Adriana - Que bagagens, vontades e vantagens vocês trazem para um mercado audiovisual ainda machista e racista?

CEGÊ Pensando em ancestralidade e construção social, nossas bagagens vêm muito das histórias de mulheres potentes anteriores a nós. Damos uma importância inteligente para externar nossos caminhos futuros, reciclando princípios e lutando para que cada vez mais nossas vidas sejam humanizadas como pretas e mulheres e mães. A CeGê confronta a estrutura convencional, estabelecendo prioridades por melhores posições a partir do intelecto de cada mulher. Consequentemente, surgem melhores relações nos processos de criação. Assim, nosso objetivo, além do fortalecimento dessa rede, é traçar um panorama evolutivo sobre as dimensões identitárias e estruturais.

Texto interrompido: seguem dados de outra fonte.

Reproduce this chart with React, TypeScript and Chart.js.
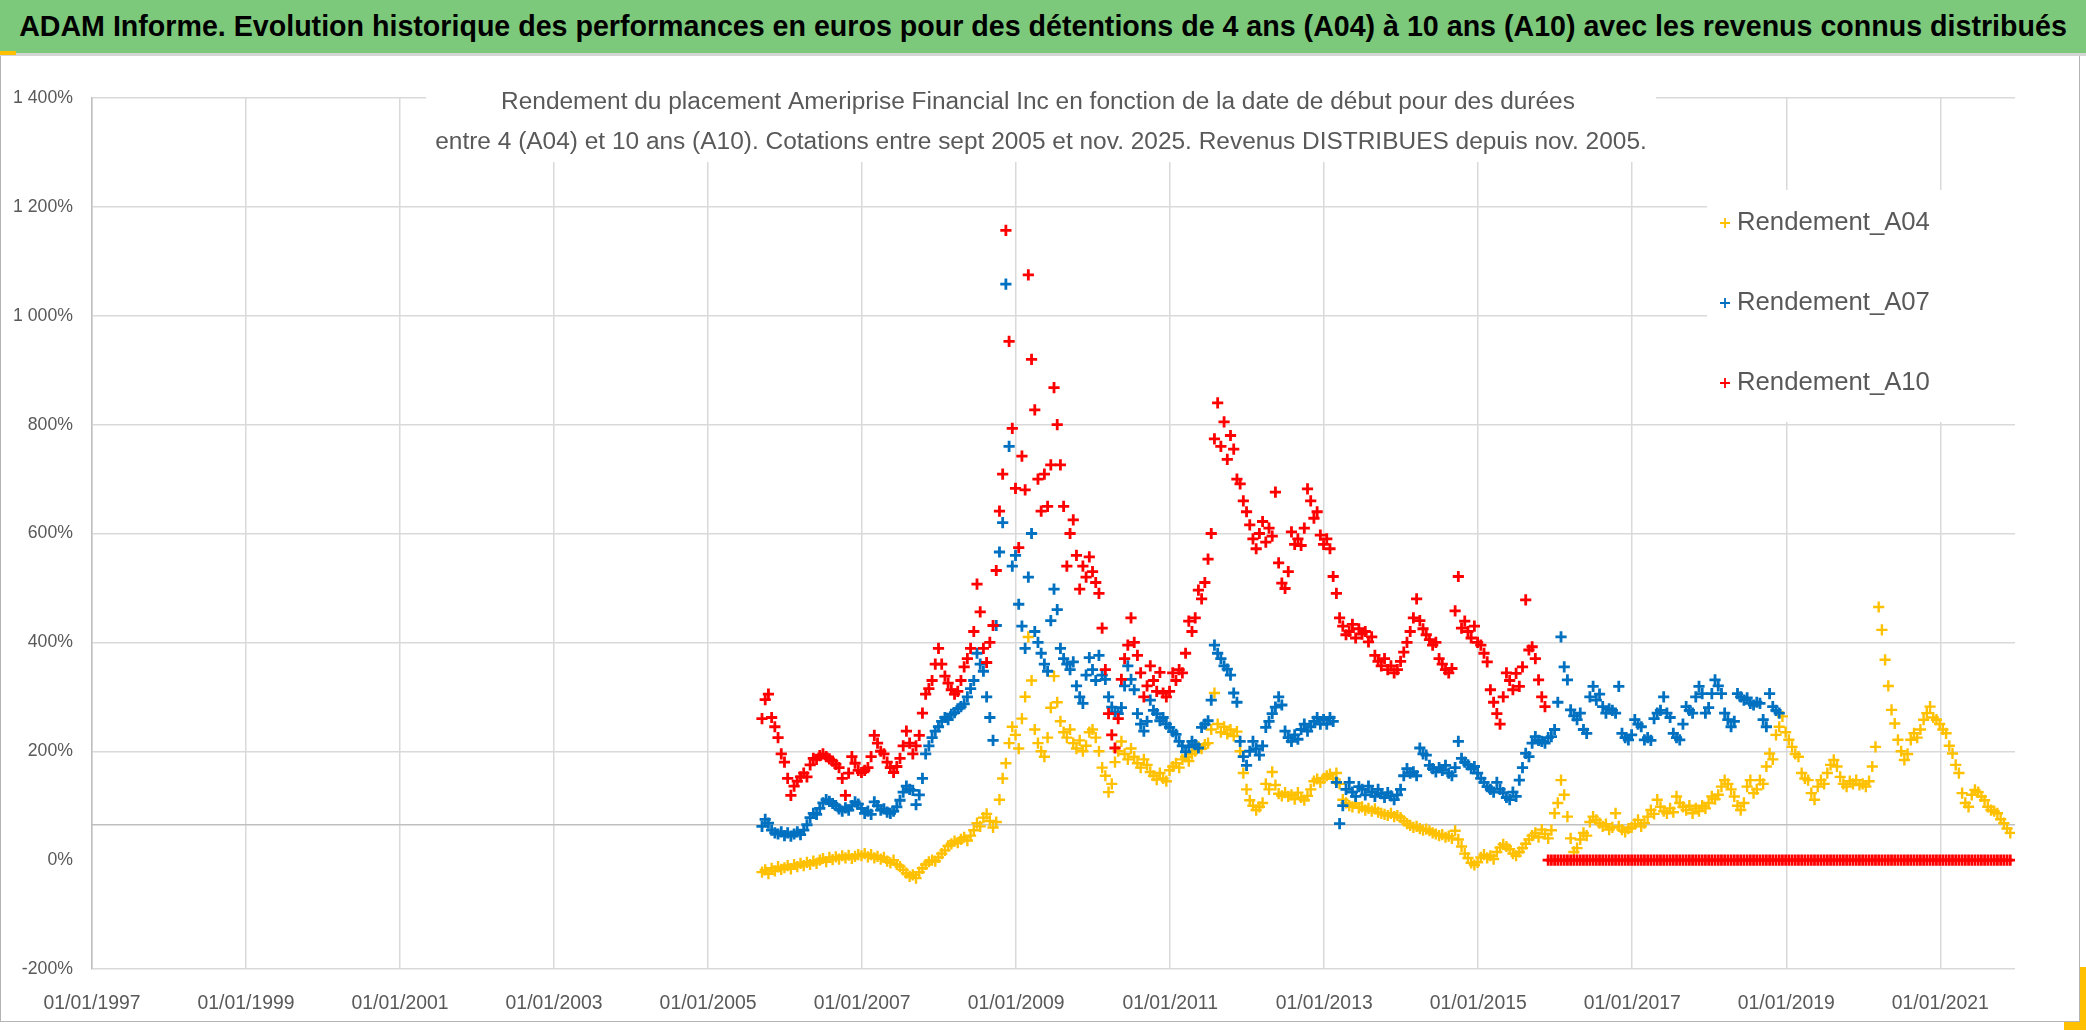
import React, { useEffect, useMemo, useRef } from "react";
import { Chart, registerables } from "chart.js";

Chart.register(...registerables);

// ---------- DATA ----------
const START_YEAR = 2005.7; // first start date: mid-September 2005
const STEP_YEARS = 1 / 24; // semi-monthly start dates

const X_MIN = 1997;
const X_MAX = 2021.97;
const X_TICKS = [1997, 1999, 2001, 2003, 2005, 2007, 2009, 2011, 2013, 2015, 2017, 2019, 2021];
const Y_MIN = -200;
const Y_MAX = 1400;
const Y_STEP = 200;
const AXIS_CROSS = 65; // horizontal axis line position (%)

const LABELS = ["Rendement_A04", "Rendement_A07", "Rendement_A10"];
const COLORS = ["#FFC000", "#0070C0", "#FF0000"];

const TITLE =
  "ADAM Informe. Evolution historique des performances en euros pour des détentions de 4 ans (A04) à 10 ans (A10) avec les revenus connus distribués";
const SUBTITLE = [
  "Rendement du placement Ameriprise Financial Inc en fonction de la date de début pour des durées",
  "entre 4 (A04) et 10 ans (A10). Cotations entre sept 2005 et nov. 2025. Revenus DISTRIBUES depuis nov. 2005.",
];

// Rendement_A04 (%), semi-monthly from Sep 2005
const A04 = [
  -22, -18, -25, -15, -20, -12, -17,
  -14, -10, -16, -8, -12, -6, -10, -4, -8, -2, -6, 0, 3, -3, 5, 1, 6, 2, 8, 4, 9, 3, 7, 10,
  8, 12, 6, 10, 4, 7, 2, 5, -2, -5, 0, -8, -12, -18, -24, -30, -27, -33, -22, -15, -8, -3, 0, -2,
  5, 12, 18, 26, 30, 35, 32, 38, 42, 36, 45, 55, 68, 62, 78, 85, 72, 60, 70, 111, 150, 178, 215, 245,
  230, 205, 260, 300, 410, 330, 240, 215, 200, 190, 225, 280, 338, 290, 255, 235, 225, 240, 215, 205, 220, 200, 210, 235,
  240, 225, 200, 170, 155, 125, 140, 180, 200, 218, 195, 185, 205, 190, 178, 170, 185, 175, 162, 155, 148, 160, 150, 145,
  165, 172, 178, 170, 185, 190, 182, 195, 200, 208, 205, 212, 215, 240, 307, 250, 235, 245, 232, 240, 228, 236, 200, 160,
  130, 110, 100, 92, 98, 105, 140, 130, 162, 138, 122, 118, 124, 117, 120, 112, 124, 115, 110, 118, 130, 145, 149, 143,
  150, 155, 158, 150, 160, 140, 111, 105, 100, 98, 104, 96, 98, 92, 95, 90, 94, 88, 86, 84, 82, 86, 80, 82,
  78, 72, 67, 64, 60, 62, 58, 55, 57, 54, 50, 48, 45, 47, 42, 44, 40, 54, 38, 25, 12, 4, -5, -9,
  -4, 5, 10, 4, 8, 2, 15, 23, 29, 25, 20, 12, 8, 15, 22, 30, 38, 45, 50, 42, 56, 48, 40, 55,
  86, 105, 147, 120, 80, 40, 15, 22, 38, 50, 45, 70, 80, 74, 68, 62, 66, 56, 60, 86, 62, 56, 52, 58,
  60, 66, 74, 62, 68, 80, 92, 85, 111, 98, 90, 86, 95, 88, 117, 105, 98, 92, 100, 86, 95, 90, 100, 95,
  105, 117, 112, 120, 135, 147, 140, 130, 117, 100, 92, 105, 135, 147, 123, 130, 147, 140, 172, 196, 185, 230, 245, 264,
  235, 221, 208, 195, 190, 160, 150, 147, 123, 111, 135, 147, 140, 160, 175, 184, 172, 153, 140, 135, 145, 140, 147, 138,
  140, 135, 145, 172, 208, 465, 423, 368, 320, 276, 251, 221, 200, 184, 195, 221, 233, 225, 240, 258, 270, 282, 262, 258,
  250, 240, 233, 210, 196, 175, 160, 123, 105, 98, 120, 129, 125, 117, 110, 98, 92, 90, 86, 75, 68, 58, 50,
];

// Rendement_A07 (%), semi-monthly from Sep 2005
const A07 = [
  62, 75, 68, 55, 50, 48, 52,
  45, 50, 44, 48, 52, 47, 55, 65, 78, 86, 84, 95, 105, 111, 108, 104, 100, 94, 90, 96, 92, 100, 107, 103,
  95, 86, 90, 84, 107, 100, 92, 94, 88, 86, 90, 98, 110, 125, 136, 130, 128, 102, 120, 150, 195, 210, 225, 237,
  245, 255, 262, 258, 268, 271, 278, 282, 287, 300, 315, 330, 380, 360, 347, 300, 262, 220, 431, 566, 620, 1058, 760, 540,
  560, 470, 430, 389, 520, 600, 420, 400, 380, 360, 347, 440, 498, 460, 389, 370, 360, 350, 364, 320, 300, 288, 340, 372,
  350, 330, 376, 340, 332, 300, 281, 272, 269, 280, 320, 357, 332, 313, 269, 250, 237, 255, 294, 275, 269, 256, 262, 250,
  244, 236, 231, 218, 210, 199, 208, 218, 212, 206, 244, 250, 256, 294, 395, 380, 370, 357, 351, 340, 307, 290, 218, 190,
  174, 200, 218, 205, 193, 210, 244, 255, 269, 281, 300, 285, 237, 225, 218, 230, 222, 240, 250, 237, 245, 255, 262, 250,
  258, 250, 262, 255, 143, 67, 100, 130, 143, 125, 117, 135, 130, 120, 136, 125, 117, 130, 122, 115, 124, 118, 111, 120,
  130, 155, 168, 160, 162, 155, 206, 195, 193, 174, 168, 162, 170, 165, 174, 160, 155, 170, 218, 187, 180, 175, 168, 172,
  160, 150, 143, 135, 130, 125, 143, 130, 124, 115, 111, 125, 117, 147, 170, 196, 190, 215, 227, 220, 218, 215, 225, 227,
  240, 290, 410, 355, 331, 276, 265, 258, 270, 240, 233, 300, 319, 294, 305, 282, 270, 278, 275, 270, 319, 233, 225, 221,
  230, 258, 250, 245, 221, 225, 220, 260, 270, 275, 300, 270, 262, 233, 225, 221, 250, 282, 275, 270, 300, 319, 306, 270,
  280, 306, 331, 320, 306, 270, 258, 245, 255, 306, 300, 294, 298, 288, 285, 290, 288, 258, 245, 306, 282, 275, 270,
];

// Rendement_A10 (%), semi-monthly from Sep 2005 (0 once the 10-year window passes nov. 2025)
const A10 = [
  260, 295, 305, 262, 245, 225, 195,
  180, 150, 119, 136, 145, 153, 160, 153, 175, 187, 185, 192, 195, 190, 186, 182, 176, 170, 150, 119, 160, 190, 178, 165,
  161, 165, 170, 190, 229, 215, 200, 195, 180, 170, 161, 172, 187, 210, 237, 215, 195, 210, 229, 270, 305, 315, 330, 360,
  389, 360, 338, 325, 313, 305, 310, 330, 355, 370, 389, 420, 507, 456, 389, 363, 400, 431, 532, 641, 709, 1157, 953, 793,
  683, 574, 742, 680, 1075, 920, 827, 700, 641, 709, 650, 726, 868, 800, 726, 650, 540, 600, 625, 560, 498, 540, 520, 557,
  530, 510, 490, 426, 350, 269, 230, 206, 260, 332, 370, 395, 445, 400, 376, 344, 300, 320, 357, 330, 310, 345, 307, 300,
  310, 344, 330, 350, 344, 380, 439, 420, 445, 496, 480, 510, 553, 600, 774, 840, 760, 805, 736, 780, 755, 700, 691, 660,
  640, 616, 590, 572, 600, 622, 584, 610, 595, 676, 546, 509, 499, 530, 603, 580, 590, 578, 610, 682, 660, 628, 640, 597,
  580, 590, 572, 521, 490, 445, 430, 414, 420, 433, 408, 425, 415, 420, 401, 410, 376, 365, 357, 370, 350, 357, 344, 350,
  365, 382, 400, 420, 445, 480, 440, 425, 414, 405, 395, 400, 370, 360, 350, 344, 352, 458, 521, 426, 439, 420, 408, 430,
  400, 395, 380, 364, 313, 290, 269, 250, 300, 344, 330, 313, 343, 319, 355, 478, 386, 392, 370, 331, 300, 282,
  0, 0, 0, 0, 0, 0, 0, 0, 0, 0, 0, 0, 0, 0, 0, 0, 0, 0, 0, 0, 0, 0, 0, 0,
  0, 0, 0, 0, 0, 0, 0, 0, 0, 0, 0, 0, 0, 0, 0, 0, 0, 0, 0, 0, 0, 0, 0, 0,
  0, 0, 0, 0, 0, 0, 0, 0, 0, 0, 0, 0, 0, 0, 0, 0, 0, 0, 0, 0, 0, 0, 0, 0,
  0, 0, 0, 0, 0, 0, 0, 0, 0, 0, 0, 0, 0, 0, 0, 0, 0, 0, 0, 0, 0, 0, 0, 0,
  0, 0, 0, 0, 0, 0, 0, 0, 0, 0, 0, 0, 0, 0, 0, 0, 0, 0, 0, 0, 0, 0, 0, 0,
  0, 0, 0, 0, 0, 0, 0, 0, 0, 0, 0, 0, 0, 0, 0, 0, 0, 0, 0, 0, 0, 0, 0, 0,
  0,
];

const SERIES = [A04, A07, A10];

// ---------- STYLE / LAYOUT ----------
const W = 2086;
const H = 1032;
const FAMILY = '"Liberation Sans Narrow", "Arial Narrow", "Liberation Sans", sans-serif';
const TEXT_GRAY = "#595959";
const GRID = "#D9D9D9";
const AXIS = "#BFBFBF";
const PLOT = { left: 92, top: 98, right: 2015, bottom: 969 };

function fitSize(text: string, weight: string, target: number): number {
  const c = document.createElement("canvas").getContext("2d")!;
  c.font = `${weight} 100px ${FAMILY}`;
  return (100 * target) / c.measureText(text).width;
}

function formatPct(v: number): string {
  const a = Math.abs(v);
  const s = v < 0 ? "-" : "";
  if (a >= 1000) return `${s}${Math.floor(a / 1000)} ${String(a % 1000).padStart(3, "0")}%`;
  return `${v}%`;
}

export default function App() {
  const canvasRef = useRef<HTMLCanvasElement | null>(null);
  const titleSize = useMemo(() => fitSize(TITLE, "bold", 2049), []);

  useEffect(() => {
    const canvas = canvasRef.current;
    if (!canvas) return;
    const subSize = fitSize(SUBTITLE[1], "normal", 1212);
    const legSize = fitSize(LABELS[0], "normal", 193);
    const ySize = fitSize("1 400%", "normal", 60);
    const xSize = fitSize("01/01/2021", "normal", 97);

    const overlay = {
      id: "overlay",
      beforeDatasetsDraw(chart: any) {
        const { ctx, chartArea, scales } = chart;
        const py = scales.y.getPixelForValue(AXIS_CROSS);
        ctx.save();
        ctx.strokeStyle = AXIS;
        ctx.lineWidth = 1.5;
        ctx.beginPath();
        ctx.moveTo(chartArea.left, py);
        ctx.lineTo(chartArea.right, py);
        ctx.stroke();
        ctx.restore();
      },
      afterDatasetsDraw(chart: any) {
        const { ctx } = chart;
        ctx.save();
        // subtitle box
        ctx.fillStyle = "#ffffff";
        ctx.fillRect(426, 60, 1230, 102);
        ctx.fillStyle = TEXT_GRAY;
        ctx.font = `normal ${subSize}px ${FAMILY}`;
        ctx.textAlign = "center";
        ctx.textBaseline = "middle";
        ctx.fillText(SUBTITLE[0], 1038, 102);
        ctx.fillText(SUBTITLE[1], 1041, 142);
        // legend box
        ctx.fillStyle = "#ffffff";
        ctx.fillRect(1707, 190, 308, 232);
        ctx.textAlign = "left";
        ctx.font = `normal ${legSize}px ${FAMILY}`;
        chart.data.datasets.forEach((ds: any, i: number) => {
          const ly = 223 + i * 80;
          ctx.strokeStyle = ds.borderColor;
          ctx.lineWidth = 1.8;
          ctx.beginPath();
          ctx.moveTo(1720, ly);
          ctx.lineTo(1730, ly);
          ctx.moveTo(1725, ly - 5);
          ctx.lineTo(1725, ly + 5);
          ctx.stroke();
          ctx.fillStyle = TEXT_GRAY;
          ctx.fillText(ds.label, 1737, ly);
        });
        ctx.restore();
      },
    };

    const datasets = SERIES.map((vals, s) => ({
      label: LABELS[s],
      data: vals.map((v, i) => ({ x: START_YEAR + i * STEP_YEARS, y: v })),
      borderColor: COLORS[s],
      backgroundColor: COLORS[s],
      pointStyle: "cross",
      pointRadius: 5.6,
      pointHoverRadius: 5.6,
      pointBorderWidth: s === 0 ? 2.4 : 2.8,
      showLine: false,
      order: 3 - s,
    }));

    const chart = new Chart(canvas, {
      type: "scatter",
      data: { datasets: datasets as any },
      plugins: [overlay],
      options: {
        animation: false,
        responsive: false,
        devicePixelRatio: 1,
        events: [],
        layout: {
          autoPadding: false,
          padding: { top: PLOT.top, right: W - PLOT.right, bottom: 0, left: 0 },
        } as any,
        plugins: {
          legend: { display: false },
          title: { display: false },
          tooltip: { enabled: false },
        },
        scales: {
          x: {
            type: "linear",
            min: X_MIN,
            max: X_MAX,
            afterBuildTicks(scale: any) {
              scale.ticks = X_TICKS.map((v) => ({ value: v }));
            },
            afterFit(scale: any) {
              scale.height = H - PLOT.bottom;
            },
            ticks: {
              callback: (v: any) => "01/01/" + v,
              color: TEXT_GRAY,
              font: { family: FAMILY, size: xSize },
              padding: 23,
              maxRotation: 0,
              autoSkip: false,
            },
            grid: { color: GRID, lineWidth: 1.5, drawTicks: false },
            border: { display: false },
          },
          y: {
            type: "linear",
            min: Y_MIN,
            max: Y_MAX,
            afterFit(scale: any) {
              scale.width = PLOT.left;
            },
            ticks: {
              stepSize: Y_STEP,
              callback: (v: any) => formatPct(Number(v)),
              color: TEXT_GRAY,
              font: { family: FAMILY, size: ySize },
              padding: 19,
            },
            grid: {
              color: (c: any) => (c.tick && c.tick.value === 0 ? "rgba(0,0,0,0)" : GRID),
              lineWidth: 1.5,
              drawTicks: false,
            },
            border: { display: true, color: AXIS, width: 1.5 },
          },
        },
      },
    });
    return () => chart.destroy();
  }, []);

  return (
    <div
      style={{
        position: "absolute",
        left: 0,
        top: 0,
        width: W,
        height: H,
        background: "#ffffff",
        overflow: "hidden",
      }}
    >
      <canvas ref={canvasRef} width={W} height={H} style={{ position: "absolute", left: 0, top: 0 }} />
      {/* frame */}
      <div
        style={{
          position: "absolute",
          left: 0,
          top: 55,
          width: 2080,
          height: 967,
          border: "1.5px solid #B4B4B4",
          boxSizing: "border-box",
          pointerEvents: "none",
        }}
      />
      {/* title bar */}
      <div
        style={{
          position: "absolute",
          left: 0,
          top: 0,
          width: W,
          height: 53,
          background: "#7DC97C",
          borderBottom: "3px solid #D4D4D4",
          boxSizing: "content-box",
          display: "flex",
          alignItems: "center",
          justifyContent: "center",
          fontFamily: FAMILY,
          fontWeight: "bold",
          fontSize: titleSize,
          color: "#000000",
          whiteSpace: "nowrap",
        }}
      >
        {TITLE}
      </div>
      <div style={{ position: "absolute", left: 0, top: 51, width: 16, height: 4, background: "#FFC000" }} />
      <div style={{ position: "absolute", left: 2080, top: 967, width: 6, height: 63, background: "#FFC000" }} />
      <div style={{ position: "absolute", left: 2064, top: 1022, width: 22, height: 8, background: "#FFC000" }} />
    </div>
  );
}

Adriana - Quero que vocês me contem sobre a experiência em trabalhar conjuntamente. Por que vocês resolveram formar uma dupla?

CEGÊ - Primeiramente, por recortes de criações diferentes, a soma de nossas perspectivas nos traz ainda mais embasamento para enfrentarmos o peso da indústria, que é ainda mais agressiva individualmente. Escolhemos enfrentar juntas o desafio de difícil entendimento do mercado, para nosso direito de pertencer a ele. O nosso direito de acessá-lo e fazê-lo fluir pelo nosso intelecto. Quando temos uma dupla voz nesse universo, é possível acessar espaços e, a partir daí, ampliar as oportunidades para que mulheres pretas se potencializem profissionalmente, criando uma rede aspiracional.

Adriana - Sabemos que a conscientização da negritude pode ter caminhos muitos diferentes para cada pessoa negra. Eu queria que vocês falassem sobre a relação existente entre a construção de negritude de vocês e o trabalho desenvolvido pela dupla?

CEGÊ - Diante dessa busca constante identitária, nossas histórias se interligam num mesmo propósito. Nos vemos uma na outra, a partir de perspectivas cotidianas. ‘’O feminismo negro nasce na vida cotidiana, não é ideologia” (Patricia Hill Collins). Temos nossa experiência como base legítima para a construção do conhecimento, enfatizando o ângulo particular de visão do eu singular, da comunidade e da sociedade.